で、そこでその男が、ものすごい懇願してね、「もうわたしはあなた様なしには生きていけません!」と。「どうか弟子入りさせてください」と。「もうあなたがすべてなんです!」――でもババジはいったん拒否するんだね。で、その弟子は「あなたが弟子入りを許してくれないならば、わたしは生きている価値はありません!」と。「弟子入りさせてくれないなら死にます!」って言ったんだね。そうしたらババジは一言、冷たく「じゃあ死になさい」と言ったんです。そうしたらその男は、なんの躊躇もなく、崖から飛び降りたんだね。で、そこでババジは弟子にね、崖の下に行って彼の死体を捜してくださいと。で、もうすごい崖だったから、もう体がばらばらになってひどい状態だったわけだけど、この死体のばらばらになったのを持ってきてね、で、それをババジが――ちょっと神秘的な話なんだけど――癒して蘇らせて、で、そこでババジが言ったのが、「お前のあの肉体のカルマの状態では、受け入れることはできなかった」と。「でもお前は無事テストに合格したね」と。つまりその、体面とかね、表層的なプライドとかじゃないんです。体面とかプライドではできる人はいるかもしれないよ。例えばババジを見つけて、じゃあ死になさいって言われたときに、「え!? マジ? でもな、おれはここまで来たんだから、これやんなきゃ男として」とかね(笑)。「恥ずかしいだろ」――そういうのでやる人いるかもしれないけど、それでは駄目なんだね。そうじゃなくて完全に受け入れてるっていうか。つまりその、この人こそが、あるいはこのグルこそがすべてなんだと。わたしを導く存在っていうかな、現象っていうか、光っていうのはここにしかない、百パーセントそうなんだっていう完全に受け入れ体制ができてるんだね。この状態ではじめて非常にスムーズな師弟の導きがおこなわれる。

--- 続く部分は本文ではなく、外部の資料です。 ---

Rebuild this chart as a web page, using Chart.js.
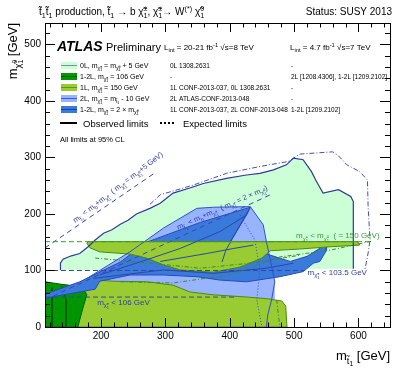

しかしもう一回言うけども、これは相当高度な話です。だからナーローでさえも、多くのその過ちや試練を乗り越えてやっとたどり着いた境地だから。だから普通は、難しいんですね。普通は――多くの今、世界中にチベット仏教にしろ、ヨーガにしろ、そういった師弟関係ってあるけども、当然そこまでいってる人っていうのはまあ、少ないか、ほとんどいないでしょう。でもその道を――密教の場合はね――歩かなきゃいけないんだね。
もう一回言うけども、肉体的には師にめぐり合ったかもしれない。しかし本当の意味で、グルにめぐり合わなきゃいけない。それには自分の心の浄化っていうかな。自分の心の中のさまざまな屈折やけがれを取り除く作業が、絶対的に必要なんだね。
はい。ちょっとね、このシリーズは難しい話ですが。はい、ちょっとまた、ひとつのエピソードだけで終わってしまいましたが(笑)。いつ終わるんだっていう(笑)。なかなか大変ですね。
はい、じゃあ今日はこの辺で終わりましょう。